(GIVEN TASK):
Print only the lines from the top of the data through the line with "NARROW = ['Liberation Sans', 'DejaVu Sans']", both included, skipping every picture.
· · ·
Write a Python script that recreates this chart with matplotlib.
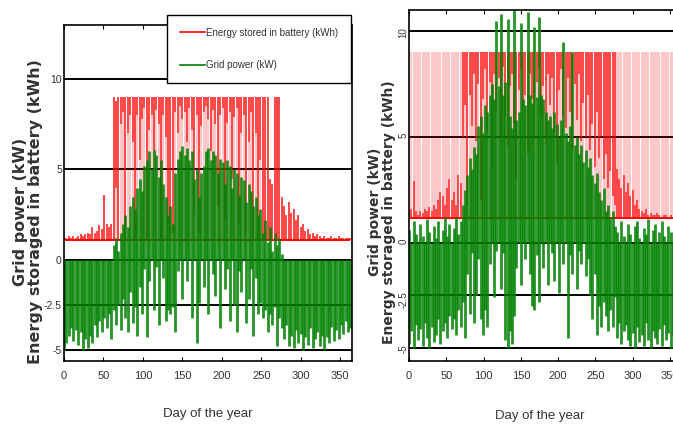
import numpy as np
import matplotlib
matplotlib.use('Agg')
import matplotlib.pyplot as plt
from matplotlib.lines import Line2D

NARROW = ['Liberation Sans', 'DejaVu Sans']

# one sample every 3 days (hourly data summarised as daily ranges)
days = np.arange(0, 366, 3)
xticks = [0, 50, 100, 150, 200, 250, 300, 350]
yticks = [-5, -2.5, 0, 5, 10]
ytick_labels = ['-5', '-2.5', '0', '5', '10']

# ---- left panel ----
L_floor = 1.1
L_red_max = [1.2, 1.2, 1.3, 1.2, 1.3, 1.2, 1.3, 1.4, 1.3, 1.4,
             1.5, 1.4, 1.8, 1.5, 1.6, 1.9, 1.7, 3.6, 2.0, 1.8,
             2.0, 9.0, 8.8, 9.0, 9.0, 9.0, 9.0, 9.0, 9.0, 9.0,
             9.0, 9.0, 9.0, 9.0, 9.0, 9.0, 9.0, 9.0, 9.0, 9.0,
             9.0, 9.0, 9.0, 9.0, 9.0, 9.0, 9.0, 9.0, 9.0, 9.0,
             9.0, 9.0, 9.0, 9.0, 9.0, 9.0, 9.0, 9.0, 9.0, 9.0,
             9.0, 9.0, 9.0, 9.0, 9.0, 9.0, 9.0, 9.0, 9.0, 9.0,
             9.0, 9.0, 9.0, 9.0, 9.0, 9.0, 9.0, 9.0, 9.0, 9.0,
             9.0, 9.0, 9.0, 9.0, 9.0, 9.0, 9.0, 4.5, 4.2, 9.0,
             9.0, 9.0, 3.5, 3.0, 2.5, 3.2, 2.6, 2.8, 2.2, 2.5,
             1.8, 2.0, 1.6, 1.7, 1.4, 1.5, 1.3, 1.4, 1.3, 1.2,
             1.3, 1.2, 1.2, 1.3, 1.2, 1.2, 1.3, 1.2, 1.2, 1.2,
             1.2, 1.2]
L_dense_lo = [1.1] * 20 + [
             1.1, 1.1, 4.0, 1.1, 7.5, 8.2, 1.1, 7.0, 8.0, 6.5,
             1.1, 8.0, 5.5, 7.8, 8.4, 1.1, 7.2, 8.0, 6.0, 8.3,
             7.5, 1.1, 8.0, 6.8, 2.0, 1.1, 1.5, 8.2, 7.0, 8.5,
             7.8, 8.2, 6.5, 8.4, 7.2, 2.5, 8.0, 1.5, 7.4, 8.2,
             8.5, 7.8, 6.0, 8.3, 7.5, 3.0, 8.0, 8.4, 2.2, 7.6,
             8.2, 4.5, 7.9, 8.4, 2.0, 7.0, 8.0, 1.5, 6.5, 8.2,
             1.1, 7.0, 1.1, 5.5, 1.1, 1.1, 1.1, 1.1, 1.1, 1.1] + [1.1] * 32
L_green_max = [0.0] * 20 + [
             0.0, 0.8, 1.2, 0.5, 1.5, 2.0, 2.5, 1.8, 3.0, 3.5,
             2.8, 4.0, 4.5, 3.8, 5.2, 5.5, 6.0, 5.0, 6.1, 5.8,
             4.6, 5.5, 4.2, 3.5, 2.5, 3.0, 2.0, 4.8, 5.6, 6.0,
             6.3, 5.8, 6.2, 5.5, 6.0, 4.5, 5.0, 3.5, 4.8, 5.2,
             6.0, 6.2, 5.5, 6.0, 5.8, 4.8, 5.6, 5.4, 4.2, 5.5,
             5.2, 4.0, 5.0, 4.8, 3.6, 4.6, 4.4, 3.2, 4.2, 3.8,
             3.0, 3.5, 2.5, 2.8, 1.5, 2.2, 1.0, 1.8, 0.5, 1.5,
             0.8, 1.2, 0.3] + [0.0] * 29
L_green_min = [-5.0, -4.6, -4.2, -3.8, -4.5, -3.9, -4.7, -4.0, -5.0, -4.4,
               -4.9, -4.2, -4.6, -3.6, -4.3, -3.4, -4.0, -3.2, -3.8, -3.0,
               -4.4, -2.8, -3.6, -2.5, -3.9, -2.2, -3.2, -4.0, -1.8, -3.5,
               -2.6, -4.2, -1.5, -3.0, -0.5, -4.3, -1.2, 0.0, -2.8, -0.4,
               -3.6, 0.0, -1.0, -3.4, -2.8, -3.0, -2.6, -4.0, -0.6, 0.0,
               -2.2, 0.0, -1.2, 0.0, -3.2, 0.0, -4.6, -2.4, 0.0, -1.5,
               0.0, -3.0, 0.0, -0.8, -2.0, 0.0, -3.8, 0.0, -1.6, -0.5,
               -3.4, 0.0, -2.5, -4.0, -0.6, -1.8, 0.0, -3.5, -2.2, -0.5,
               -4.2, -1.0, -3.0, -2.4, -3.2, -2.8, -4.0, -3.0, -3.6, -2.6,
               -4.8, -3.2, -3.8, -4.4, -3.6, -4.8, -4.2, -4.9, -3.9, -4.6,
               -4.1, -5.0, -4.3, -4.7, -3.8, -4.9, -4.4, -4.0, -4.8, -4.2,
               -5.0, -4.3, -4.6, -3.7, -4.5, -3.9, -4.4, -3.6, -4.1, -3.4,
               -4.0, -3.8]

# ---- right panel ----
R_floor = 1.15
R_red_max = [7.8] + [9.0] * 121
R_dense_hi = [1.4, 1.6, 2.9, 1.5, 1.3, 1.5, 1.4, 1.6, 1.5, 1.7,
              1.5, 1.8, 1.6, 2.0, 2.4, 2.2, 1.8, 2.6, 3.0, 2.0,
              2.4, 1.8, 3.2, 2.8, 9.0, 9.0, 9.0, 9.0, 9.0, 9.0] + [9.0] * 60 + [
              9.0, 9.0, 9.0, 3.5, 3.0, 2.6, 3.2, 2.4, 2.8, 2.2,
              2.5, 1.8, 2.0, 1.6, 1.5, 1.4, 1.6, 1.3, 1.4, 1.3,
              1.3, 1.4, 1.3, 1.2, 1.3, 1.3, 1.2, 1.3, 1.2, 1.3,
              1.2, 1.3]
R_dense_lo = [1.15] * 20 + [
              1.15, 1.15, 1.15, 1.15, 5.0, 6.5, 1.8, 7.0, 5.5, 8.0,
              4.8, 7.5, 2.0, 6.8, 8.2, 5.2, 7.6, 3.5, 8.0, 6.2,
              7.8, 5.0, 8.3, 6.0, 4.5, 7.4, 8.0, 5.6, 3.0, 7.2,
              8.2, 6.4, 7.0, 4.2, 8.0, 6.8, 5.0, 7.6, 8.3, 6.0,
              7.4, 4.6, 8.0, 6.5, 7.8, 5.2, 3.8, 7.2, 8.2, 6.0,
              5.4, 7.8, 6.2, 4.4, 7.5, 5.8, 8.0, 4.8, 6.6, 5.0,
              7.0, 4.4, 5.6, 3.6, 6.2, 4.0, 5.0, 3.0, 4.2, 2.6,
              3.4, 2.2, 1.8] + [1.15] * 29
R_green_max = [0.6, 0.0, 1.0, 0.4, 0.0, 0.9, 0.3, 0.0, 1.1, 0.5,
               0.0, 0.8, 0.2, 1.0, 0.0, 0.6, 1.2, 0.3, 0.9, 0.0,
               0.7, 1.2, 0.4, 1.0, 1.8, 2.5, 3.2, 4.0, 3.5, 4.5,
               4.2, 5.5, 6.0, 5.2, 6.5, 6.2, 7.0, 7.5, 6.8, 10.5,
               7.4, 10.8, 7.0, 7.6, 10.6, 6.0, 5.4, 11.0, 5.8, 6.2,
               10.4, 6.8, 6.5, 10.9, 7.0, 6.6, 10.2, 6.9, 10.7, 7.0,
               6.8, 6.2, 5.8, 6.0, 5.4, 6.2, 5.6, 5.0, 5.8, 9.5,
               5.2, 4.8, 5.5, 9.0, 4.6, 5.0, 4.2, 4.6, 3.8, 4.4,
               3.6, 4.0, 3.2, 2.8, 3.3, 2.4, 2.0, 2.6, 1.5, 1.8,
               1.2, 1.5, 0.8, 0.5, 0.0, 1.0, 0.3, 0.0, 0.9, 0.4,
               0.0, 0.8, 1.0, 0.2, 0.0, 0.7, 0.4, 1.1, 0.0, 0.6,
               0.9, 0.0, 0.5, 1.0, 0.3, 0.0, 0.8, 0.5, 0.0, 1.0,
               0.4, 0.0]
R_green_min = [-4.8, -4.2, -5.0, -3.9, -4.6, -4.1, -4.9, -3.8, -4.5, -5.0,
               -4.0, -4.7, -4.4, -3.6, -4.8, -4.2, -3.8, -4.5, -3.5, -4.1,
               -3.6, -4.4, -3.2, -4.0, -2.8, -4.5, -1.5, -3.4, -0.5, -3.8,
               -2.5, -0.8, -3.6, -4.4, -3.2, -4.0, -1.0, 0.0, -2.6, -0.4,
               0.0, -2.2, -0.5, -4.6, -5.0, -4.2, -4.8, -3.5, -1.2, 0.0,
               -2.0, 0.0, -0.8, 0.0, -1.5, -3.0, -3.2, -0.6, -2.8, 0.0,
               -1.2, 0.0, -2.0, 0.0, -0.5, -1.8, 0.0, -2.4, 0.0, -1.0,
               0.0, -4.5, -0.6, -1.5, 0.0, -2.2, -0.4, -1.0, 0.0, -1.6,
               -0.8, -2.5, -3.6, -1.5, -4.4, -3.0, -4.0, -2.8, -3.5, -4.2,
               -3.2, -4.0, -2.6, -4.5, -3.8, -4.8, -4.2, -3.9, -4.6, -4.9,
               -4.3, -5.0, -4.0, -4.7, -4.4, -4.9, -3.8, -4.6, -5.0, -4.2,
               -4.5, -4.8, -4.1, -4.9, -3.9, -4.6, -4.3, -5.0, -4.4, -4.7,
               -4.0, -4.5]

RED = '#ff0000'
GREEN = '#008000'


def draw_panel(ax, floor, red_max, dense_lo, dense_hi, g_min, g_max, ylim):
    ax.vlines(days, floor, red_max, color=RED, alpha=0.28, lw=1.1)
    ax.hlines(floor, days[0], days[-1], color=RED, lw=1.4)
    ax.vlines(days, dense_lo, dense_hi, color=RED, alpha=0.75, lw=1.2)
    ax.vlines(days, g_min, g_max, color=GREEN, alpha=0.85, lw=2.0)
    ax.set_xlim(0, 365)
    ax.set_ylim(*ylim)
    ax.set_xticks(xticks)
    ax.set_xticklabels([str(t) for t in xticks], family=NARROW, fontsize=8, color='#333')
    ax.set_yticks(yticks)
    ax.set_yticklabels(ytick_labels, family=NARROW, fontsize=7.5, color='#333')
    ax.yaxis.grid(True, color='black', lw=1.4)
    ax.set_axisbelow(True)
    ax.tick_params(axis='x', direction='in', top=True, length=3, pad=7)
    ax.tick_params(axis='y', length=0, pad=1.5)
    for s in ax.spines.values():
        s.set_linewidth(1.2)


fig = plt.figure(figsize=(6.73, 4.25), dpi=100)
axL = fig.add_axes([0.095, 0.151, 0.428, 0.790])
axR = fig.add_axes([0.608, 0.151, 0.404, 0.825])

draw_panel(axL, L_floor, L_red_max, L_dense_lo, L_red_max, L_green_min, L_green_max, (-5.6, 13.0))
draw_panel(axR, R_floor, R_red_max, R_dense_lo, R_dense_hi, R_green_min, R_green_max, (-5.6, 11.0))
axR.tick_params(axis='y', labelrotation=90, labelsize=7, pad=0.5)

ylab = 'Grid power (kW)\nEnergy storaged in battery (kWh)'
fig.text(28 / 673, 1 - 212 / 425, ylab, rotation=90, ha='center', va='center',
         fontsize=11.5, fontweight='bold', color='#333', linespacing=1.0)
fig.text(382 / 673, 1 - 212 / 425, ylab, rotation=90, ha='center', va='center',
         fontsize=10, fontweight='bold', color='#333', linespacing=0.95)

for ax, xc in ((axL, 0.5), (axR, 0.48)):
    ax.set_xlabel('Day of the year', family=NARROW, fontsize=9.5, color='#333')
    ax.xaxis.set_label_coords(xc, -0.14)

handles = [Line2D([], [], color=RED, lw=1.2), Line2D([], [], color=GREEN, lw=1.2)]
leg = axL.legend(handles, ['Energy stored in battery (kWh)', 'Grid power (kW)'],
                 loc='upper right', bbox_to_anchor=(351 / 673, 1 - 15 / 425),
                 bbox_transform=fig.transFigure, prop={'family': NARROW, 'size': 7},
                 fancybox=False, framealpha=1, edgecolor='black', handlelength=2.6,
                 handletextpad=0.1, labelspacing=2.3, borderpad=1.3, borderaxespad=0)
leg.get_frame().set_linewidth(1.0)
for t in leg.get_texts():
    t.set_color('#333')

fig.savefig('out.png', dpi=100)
· · ·
(TASK RESPONSE):
Write a Python script that recreates this chart with matplotlib.
import numpy as np
import matplotlib
matplotlib.use('Agg')
import matplotlib.pyplot as plt
from matplotlib.lines import Line2D

NARROW = ['Liberation Sans', 'DejaVu Sans']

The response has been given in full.